In the key of E major, 1 would be E, 5 would be B, and 4 would be A. And since we know from the pattern earlier that 1, 5, and 4 are all major, we know E, B, and A are all major chords. With a thorough understanding of the number system, you can figure all of this out in mere seconds. 

But what about the elephant in the room—minor keys? Everything has been based on major scales and keys so far, so how do minor keys fit into the equation? Thankfully, that’s pretty simple too.

For minor keys, you just use the relative major. Each major and minor key has a relative key that consists of all the same notes (and triads), but starting at a different point.
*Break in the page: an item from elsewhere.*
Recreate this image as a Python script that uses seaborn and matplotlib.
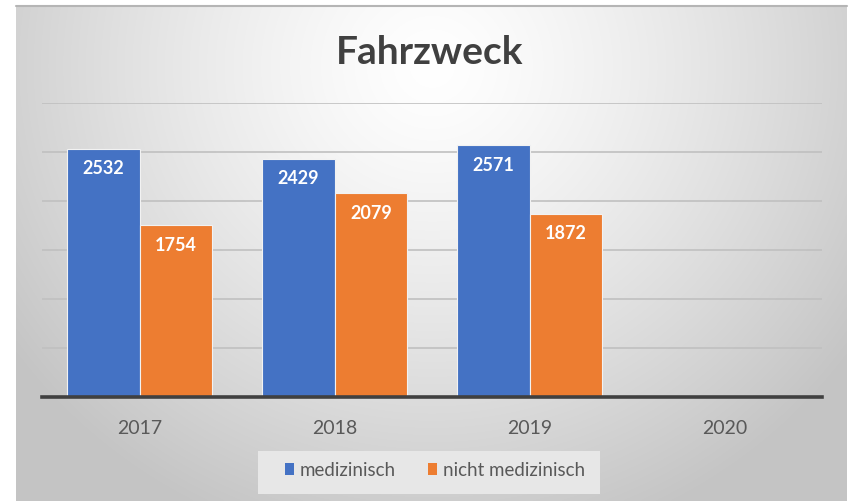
import numpy as np
import pandas as pd
import matplotlib
matplotlib.use("Agg")
import matplotlib.pyplot as plt
from matplotlib.patches import Patch, Rectangle
import seaborn as sns

years = ["2017", "2018", "2019", "2020"]
medizinisch = [2532, 2429, 2571, np.nan]
nicht_medizinisch = [1754, 2079, 1872, np.nan]
series_names = ["medizinisch", "nicht medizinisch"]
colors = ["#4472C4", "#ED7D31"]
title = "Fahrzweck"

df = pd.DataFrame({
    "Jahr": years * 2,
    "Wert": medizinisch + nicht_medizinisch,
    "Serie": [series_names[0]] * 4 + [series_names[1]] * 4,
})

sns.set_theme(style="white")
plt.rcParams["font.family"] = ["Lato", "DejaVu Sans"]

W, H = 850, 502
fig = plt.figure(figsize=(W / 100, H / 100), dpi=100)
fig.patch.set_facecolor("white")

# background gradient panel
bg = fig.add_axes([16 / W, 0, (847 - 16) / W, (H - 7) / H])
bg.set_axis_off()
ny, nx = 300, 500
yy, xx = np.mgrid[0:ny, 0:nx]
cx, cy = nx * 0.5, ny * 0.12
d = np.sqrt(((xx - cx) / (nx * 0.62)) ** 2 + ((yy - cy) / (ny * 1.0)) ** 2)
d = np.clip(d, 0, 1)
v = 1.0 - d ** 1.3 * (1.0 - 0.77)
img = np.dstack([v, v, v])
bg.imshow(img, aspect="auto", extent=[0, 1, 0, 1], origin="upper", interpolation="bicubic")
bg.set_xlim(0, 1)
bg.set_ylim(0, 1)
bg.plot([0, 1], [1, 1], color="#b5b5b5", lw=1.5, transform=bg.transAxes, clip_on=False)

# main axes
left, right, base, topv = 42, 822, 398, 104
ax = fig.add_axes([left / W, (H - base) / H, (right - left) / W, (base - topv) / H])
ax.patch.set_alpha(0)
sns.barplot(data=df, x="Jahr", y="Wert", hue="Serie", order=years,
            hue_order=series_names, palette=colors, saturation=1, width=0.745, gap=0,
            edgecolor="#f2f2f2", linewidth=0.8, ax=ax, legend=False, errorbar=None)
ax.set_ylim(0, 3000)
ax.set_xlim(-0.5, 3.5)
ax.set_yticks(np.arange(500, 3001, 500))
ax.yaxis.grid(True, color="#c0c0c0", lw=1.2)
ax.set_axisbelow(True)
ax.tick_params(axis="y", left=False, labelleft=False)
ax.tick_params(axis="x", bottom=False, labelsize=14, colors="#595959", pad=10)
for s in ["top", "right", "left"]:
    ax.spines[s].set_visible(False)
ax.spines["bottom"].set_color("#404040")
ax.spines["bottom"].set_linewidth(2.6)
ax.set_xlabel("")
ax.set_ylabel("")

for cont in ax.containers:
    for bar in cont:
        h = bar.get_height()
        if np.isnan(h) or h <= 0:
            continue
        ax.annotate(f"{int(h)}", (bar.get_x() + bar.get_width() / 2, h),
                    xytext=(0, -19), textcoords="offset pixels",
                    ha="center", va="center", color="white", fontsize=13,
                    fontweight="bold")

fig.text(430 / W, 1 - 52 / H, title, ha="center", va="center", fontsize=28,
         fontweight="bold", color="#404040")

# legend background box
fig.patches.append(Rectangle((258 / W, 1 - 495 / H), (600 - 258) / W, (495 - 452) / H,
                             transform=fig.transFigure, facecolor="#e7e7e7",
                             edgecolor="none", zorder=1))
handles = [Patch(facecolor=c, edgecolor="none") for c in colors]
leg = fig.legend(handles, series_names, loc="center", bbox_to_anchor=(435 / W, 1 - 471 / H),
                 ncol=2, frameon=False, fontsize=13.5, handlelength=0.5, handleheight=0.65,
                 handletextpad=0.3, columnspacing=1.7, borderpad=0.2, labelcolor="#595959")
leg.set_zorder(5)

fig.savefig("out.png", dpi=100)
C major’s relative minor is A minor and vice versa.

So, let’s say you’re playing a jam in Am with the chords Am and F. Since Am’s relative major is C, you use C as the base for the number system. In C, Am is the 6- chord (remember, minor chords are designated with a minus sign) and F is the 4 chord. Your Am to F progression would be a 6- and 4 progression with the number system. 

4. Riffs, Rhythms, and Notes

Alright, so what about chords that don’t fit into the predetermined pattern, like chords that are borrowed from another key or chords with embellishments like a minor 9 or sharp 7? 

Like the minus and degree symbols used to indicate minor and diminished chords, there are other shorthands used to communicate other information. For example, adding a 7 above a chord (say a 17) indicates that it’s a 7th chord. A minor 11th chord would have (-11) next to the chord. 

There are other shorthands as well, such as a diamond above chord indicating it should be played as a whole note left to ring out a full bar. These shorthands can vary from person to person or group to group. As long as everyone knows what the shorthand means, you can include as much information as necessary. 

NNS charts also often include rhythm figures/riffs, as those can’t necessarily be communicated solely through numbers. For example, let’s say you’re supposed to play an Am chord, but it’s supposed to be played with a very specific rhythm. You or whoever writes the chart can just write in the rhythmic figure somewhere in the chart and indicate when it should be played. So you might have something on the chart that looks like this:

Intro riff: ♩♫♩♩

Again, just keep in mind that a lot of the shorthand is unofficial and can vary. If you see something you aren’t sure of, just ask whoever wrote it (or someone else who might know). 

5. Beat Value

Finally, let’s talk about rhythm and beat value. Since the Nashville number system doesn’t use staff paper, you need another way to communicate rhythms (addressed above) and beat values. Again though, it’s all pretty simple. 

With the NNS, it’s assumed that one number (say a 1) equals one measure or bar. In 4/4 time, that’s four beats. In 3/4 time, that’s three beats. So what do you do when you have a measure with more than one chord, like two chords for example?

All you have to do is underline the chords, and it implies that all of those chords take place within the measure. So if you have a measure where you want to go from a 2 to a 5, you would just write it as 2-  5. But what about if you have more than two chords, like if you have a passing chord?

Then, you can underline the chords and designate the length underneath with a tick mark (each tick equals one beat). So if you want to go 1, 2-, 5 but want the 1 to be two beats, you could write it like 1II  2-I  5I.

Start Writing Your Own Charts

The Nashville number system is used by professional musicians on stages and in studios every single day. It is an incredibly useful shorthand for writing song charts and communicating with fellow musicians. It’s something that everyone should be familiar with, regardless of what instrument they play. 

With this guide, you should now be able to utilize the Nashville number system and more efficiently communicate with your fellow musicians. So get your guitar, some paper, and a pen, and get to work taking advantage of what the Nashville number system has to offer.

One Response

  1. Very cool! I have always heard about the nashville number system but didn’t know what it referred to exactly. Honestly, it’s much simpler than I had anticipated. Thanks for guide!